◆ Dataset extract:
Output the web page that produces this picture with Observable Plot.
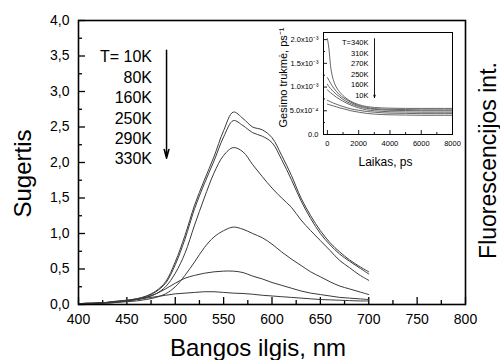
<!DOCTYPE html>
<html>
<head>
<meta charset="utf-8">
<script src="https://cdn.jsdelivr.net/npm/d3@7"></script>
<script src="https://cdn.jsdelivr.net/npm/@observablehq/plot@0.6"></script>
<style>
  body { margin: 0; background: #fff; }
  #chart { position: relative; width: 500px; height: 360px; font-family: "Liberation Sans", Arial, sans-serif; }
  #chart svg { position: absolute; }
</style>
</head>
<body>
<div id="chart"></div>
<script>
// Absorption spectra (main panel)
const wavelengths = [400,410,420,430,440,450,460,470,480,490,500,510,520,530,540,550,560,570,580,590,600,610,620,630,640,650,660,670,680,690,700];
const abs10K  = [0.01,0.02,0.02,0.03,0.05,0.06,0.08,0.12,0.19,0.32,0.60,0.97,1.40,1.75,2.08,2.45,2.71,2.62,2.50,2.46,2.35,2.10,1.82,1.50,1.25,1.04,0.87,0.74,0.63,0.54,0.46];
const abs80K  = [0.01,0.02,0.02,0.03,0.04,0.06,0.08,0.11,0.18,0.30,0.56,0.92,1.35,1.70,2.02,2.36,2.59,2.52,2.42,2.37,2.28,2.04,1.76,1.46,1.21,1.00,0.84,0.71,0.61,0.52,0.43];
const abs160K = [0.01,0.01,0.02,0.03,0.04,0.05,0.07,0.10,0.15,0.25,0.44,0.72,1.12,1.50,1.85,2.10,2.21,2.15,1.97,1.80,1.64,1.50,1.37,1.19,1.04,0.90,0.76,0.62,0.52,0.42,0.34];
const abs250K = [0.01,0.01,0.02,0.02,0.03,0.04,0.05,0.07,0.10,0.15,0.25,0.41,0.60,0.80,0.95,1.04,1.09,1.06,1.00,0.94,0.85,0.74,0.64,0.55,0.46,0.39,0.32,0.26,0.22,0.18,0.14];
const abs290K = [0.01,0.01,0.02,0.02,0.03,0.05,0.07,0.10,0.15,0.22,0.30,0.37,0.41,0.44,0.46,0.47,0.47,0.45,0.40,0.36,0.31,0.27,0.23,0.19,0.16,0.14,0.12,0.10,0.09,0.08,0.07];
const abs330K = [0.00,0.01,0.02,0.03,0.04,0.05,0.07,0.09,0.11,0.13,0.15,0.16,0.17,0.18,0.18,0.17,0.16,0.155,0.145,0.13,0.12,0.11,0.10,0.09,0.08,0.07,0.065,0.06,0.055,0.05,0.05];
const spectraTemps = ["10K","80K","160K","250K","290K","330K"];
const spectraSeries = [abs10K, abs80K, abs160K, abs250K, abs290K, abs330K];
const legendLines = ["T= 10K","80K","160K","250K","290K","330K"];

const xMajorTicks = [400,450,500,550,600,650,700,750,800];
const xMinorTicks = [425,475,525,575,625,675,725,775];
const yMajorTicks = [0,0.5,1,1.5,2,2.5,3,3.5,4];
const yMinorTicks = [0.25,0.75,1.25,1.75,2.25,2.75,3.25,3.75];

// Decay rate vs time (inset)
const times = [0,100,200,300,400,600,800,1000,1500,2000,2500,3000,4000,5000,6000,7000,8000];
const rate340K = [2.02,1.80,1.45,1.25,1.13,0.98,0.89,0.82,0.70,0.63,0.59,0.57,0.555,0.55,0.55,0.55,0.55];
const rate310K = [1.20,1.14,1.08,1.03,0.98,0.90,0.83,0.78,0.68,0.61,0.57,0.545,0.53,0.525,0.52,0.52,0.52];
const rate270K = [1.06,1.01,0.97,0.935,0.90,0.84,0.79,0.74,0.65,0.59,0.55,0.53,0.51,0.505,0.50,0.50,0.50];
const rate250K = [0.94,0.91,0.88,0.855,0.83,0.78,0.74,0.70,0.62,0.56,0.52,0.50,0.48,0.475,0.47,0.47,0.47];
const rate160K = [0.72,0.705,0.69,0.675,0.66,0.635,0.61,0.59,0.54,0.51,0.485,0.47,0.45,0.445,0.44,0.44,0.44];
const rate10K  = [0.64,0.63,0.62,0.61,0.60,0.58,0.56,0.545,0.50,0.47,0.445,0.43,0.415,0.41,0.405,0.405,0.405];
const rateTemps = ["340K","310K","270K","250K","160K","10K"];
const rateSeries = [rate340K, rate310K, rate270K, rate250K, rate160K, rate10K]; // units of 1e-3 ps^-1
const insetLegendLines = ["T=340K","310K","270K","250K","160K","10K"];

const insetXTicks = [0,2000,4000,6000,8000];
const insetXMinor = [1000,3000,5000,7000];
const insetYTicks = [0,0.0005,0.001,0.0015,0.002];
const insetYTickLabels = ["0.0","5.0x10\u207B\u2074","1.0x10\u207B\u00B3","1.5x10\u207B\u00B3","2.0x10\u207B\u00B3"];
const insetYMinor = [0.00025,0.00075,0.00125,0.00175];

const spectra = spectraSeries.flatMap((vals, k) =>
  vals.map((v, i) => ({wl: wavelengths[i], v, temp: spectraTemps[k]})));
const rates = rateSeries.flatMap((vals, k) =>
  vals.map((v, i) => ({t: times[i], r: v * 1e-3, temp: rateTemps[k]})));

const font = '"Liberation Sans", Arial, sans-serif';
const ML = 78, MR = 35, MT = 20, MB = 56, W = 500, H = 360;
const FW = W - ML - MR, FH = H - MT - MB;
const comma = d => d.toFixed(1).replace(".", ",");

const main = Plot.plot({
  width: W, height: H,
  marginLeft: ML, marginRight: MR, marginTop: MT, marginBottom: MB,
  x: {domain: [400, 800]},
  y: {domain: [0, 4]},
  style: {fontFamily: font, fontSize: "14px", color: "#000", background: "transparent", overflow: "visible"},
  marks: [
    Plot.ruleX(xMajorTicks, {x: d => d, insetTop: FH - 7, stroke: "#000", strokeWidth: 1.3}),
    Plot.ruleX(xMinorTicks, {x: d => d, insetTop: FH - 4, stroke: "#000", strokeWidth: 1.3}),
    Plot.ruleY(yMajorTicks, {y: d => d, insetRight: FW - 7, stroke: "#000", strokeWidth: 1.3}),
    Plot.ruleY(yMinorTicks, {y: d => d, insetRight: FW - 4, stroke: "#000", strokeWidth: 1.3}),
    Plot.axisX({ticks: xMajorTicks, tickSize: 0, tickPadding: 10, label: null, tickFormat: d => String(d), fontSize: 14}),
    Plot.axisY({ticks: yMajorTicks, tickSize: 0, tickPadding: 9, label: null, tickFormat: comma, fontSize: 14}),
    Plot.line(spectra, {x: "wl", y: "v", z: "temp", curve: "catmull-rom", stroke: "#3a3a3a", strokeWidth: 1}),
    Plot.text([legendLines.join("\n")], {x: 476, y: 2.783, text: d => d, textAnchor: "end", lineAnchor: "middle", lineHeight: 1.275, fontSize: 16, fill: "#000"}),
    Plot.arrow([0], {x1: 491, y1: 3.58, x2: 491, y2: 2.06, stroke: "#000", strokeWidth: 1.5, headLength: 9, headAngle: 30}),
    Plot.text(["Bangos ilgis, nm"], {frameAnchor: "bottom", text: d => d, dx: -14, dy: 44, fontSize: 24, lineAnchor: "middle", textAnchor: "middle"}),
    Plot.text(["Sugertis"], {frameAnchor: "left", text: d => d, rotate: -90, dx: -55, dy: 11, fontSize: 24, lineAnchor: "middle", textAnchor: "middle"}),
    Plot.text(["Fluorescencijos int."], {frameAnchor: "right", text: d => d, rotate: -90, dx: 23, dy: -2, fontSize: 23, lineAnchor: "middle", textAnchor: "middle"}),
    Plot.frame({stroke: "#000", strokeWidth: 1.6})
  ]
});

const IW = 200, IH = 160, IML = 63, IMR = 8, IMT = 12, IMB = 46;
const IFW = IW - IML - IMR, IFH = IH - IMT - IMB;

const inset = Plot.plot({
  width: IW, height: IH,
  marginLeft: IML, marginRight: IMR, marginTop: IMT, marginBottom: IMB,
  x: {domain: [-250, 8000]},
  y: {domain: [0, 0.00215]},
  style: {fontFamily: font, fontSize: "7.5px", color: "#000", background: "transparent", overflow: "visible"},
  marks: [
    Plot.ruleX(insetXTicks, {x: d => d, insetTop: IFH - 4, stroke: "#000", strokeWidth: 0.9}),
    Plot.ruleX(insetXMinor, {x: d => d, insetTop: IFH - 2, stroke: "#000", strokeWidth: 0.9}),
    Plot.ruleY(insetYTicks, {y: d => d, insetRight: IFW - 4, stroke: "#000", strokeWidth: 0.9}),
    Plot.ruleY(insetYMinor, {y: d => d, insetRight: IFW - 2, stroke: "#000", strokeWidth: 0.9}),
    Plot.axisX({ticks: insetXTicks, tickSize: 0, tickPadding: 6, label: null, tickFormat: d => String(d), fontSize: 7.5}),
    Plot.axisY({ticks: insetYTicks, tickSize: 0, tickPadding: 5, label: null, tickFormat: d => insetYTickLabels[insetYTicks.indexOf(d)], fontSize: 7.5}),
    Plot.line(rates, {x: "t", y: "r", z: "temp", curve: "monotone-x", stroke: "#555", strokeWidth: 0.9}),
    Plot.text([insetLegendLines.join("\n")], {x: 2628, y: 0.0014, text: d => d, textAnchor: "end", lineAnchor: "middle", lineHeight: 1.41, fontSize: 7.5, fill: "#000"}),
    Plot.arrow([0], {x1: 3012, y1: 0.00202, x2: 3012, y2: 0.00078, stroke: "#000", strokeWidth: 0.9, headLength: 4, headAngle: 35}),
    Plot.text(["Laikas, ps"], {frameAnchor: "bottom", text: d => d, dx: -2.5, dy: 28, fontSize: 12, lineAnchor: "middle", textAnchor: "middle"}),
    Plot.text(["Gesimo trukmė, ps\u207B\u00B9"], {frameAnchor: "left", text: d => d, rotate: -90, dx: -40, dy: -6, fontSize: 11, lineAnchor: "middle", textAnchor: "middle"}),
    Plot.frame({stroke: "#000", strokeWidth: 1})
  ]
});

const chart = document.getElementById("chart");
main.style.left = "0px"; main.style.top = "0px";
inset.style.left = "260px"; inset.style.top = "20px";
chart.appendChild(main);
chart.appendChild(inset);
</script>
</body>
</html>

◆ Your goal: From the top of the listing above, repeat each line exactly until you reach the line containing "const yMinorTicks = [0.25,0.75,1.25,1.75,2.25,2.75,3.25,3.75];", and repeat that one too. Leave the pictures out.

◆ Correct answer:
Output the web page that produces this picture with Observable Plot.
<!DOCTYPE html>
<html>
<head>
<meta charset="utf-8">
<script src="https://cdn.jsdelivr.net/npm/d3@7"></script>
<script src="https://cdn.jsdelivr.net/npm/@observablehq/plot@0.6"></script>
<style>
  body { margin: 0; background: #fff; }
  #chart { position: relative; width: 500px; height: 360px; font-family: "Liberation Sans", Arial, sans-serif; }
  #chart svg { position: absolute; }
</style>
</head>
<body>
<div id="chart"></div>
<script>
// Absorption spectra (main panel)
const wavelengths = [400,410,420,430,440,450,460,470,480,490,500,510,520,530,540,550,560,570,580,590,600,610,620,630,640,650,660,670,680,690,700];
const abs10K  = [0.01,0.02,0.02,0.03,0.05,0.06,0.08,0.12,0.19,0.32,0.60,0.97,1.40,1.75,2.08,2.45,2.71,2.62,2.50,2.46,2.35,2.10,1.82,1.50,1.25,1.04,0.87,0.74,0.63,0.54,0.46];
const abs80K  = [0.01,0.02,0.02,0.03,0.04,0.06,0.08,0.11,0.18,0.30,0.56,0.92,1.35,1.70,2.02,2.36,2.59,2.52,2.42,2.37,2.28,2.04,1.76,1.46,1.21,1.00,0.84,0.71,0.61,0.52,0.43];
const abs160K = [0.01,0.01,0.02,0.03,0.04,0.05,0.07,0.10,0.15,0.25,0.44,0.72,1.12,1.50,1.85,2.10,2.21,2.15,1.97,1.80,1.64,1.50,1.37,1.19,1.04,0.90,0.76,0.62,0.52,0.42,0.34];
const abs250K = [0.01,0.01,0.02,0.02,0.03,0.04,0.05,0.07,0.10,0.15,0.25,0.41,0.60,0.80,0.95,1.04,1.09,1.06,1.00,0.94,0.85,0.74,0.64,0.55,0.46,0.39,0.32,0.26,0.22,0.18,0.14];
const abs290K = [0.01,0.01,0.02,0.02,0.03,0.05,0.07,0.10,0.15,0.22,0.30,0.37,0.41,0.44,0.46,0.47,0.47,0.45,0.40,0.36,0.31,0.27,0.23,0.19,0.16,0.14,0.12,0.10,0.09,0.08,0.07];
const abs330K = [0.00,0.01,0.02,0.03,0.04,0.05,0.07,0.09,0.11,0.13,0.15,0.16,0.17,0.18,0.18,0.17,0.16,0.155,0.145,0.13,0.12,0.11,0.10,0.09,0.08,0.07,0.065,0.06,0.055,0.05,0.05];
const spectraTemps = ["10K","80K","160K","250K","290K","330K"];
const spectraSeries = [abs10K, abs80K, abs160K, abs250K, abs290K, abs330K];
const legendLines = ["T= 10K","80K","160K","250K","290K","330K"];

const xMajorTicks = [400,450,500,550,600,650,700,750,800];
const xMinorTicks = [425,475,525,575,625,675,725,775];
const yMajorTicks = [0,0.5,1,1.5,2,2.5,3,3.5,4];
const yMinorTicks = [0.25,0.75,1.25,1.75,2.25,2.75,3.25,3.75];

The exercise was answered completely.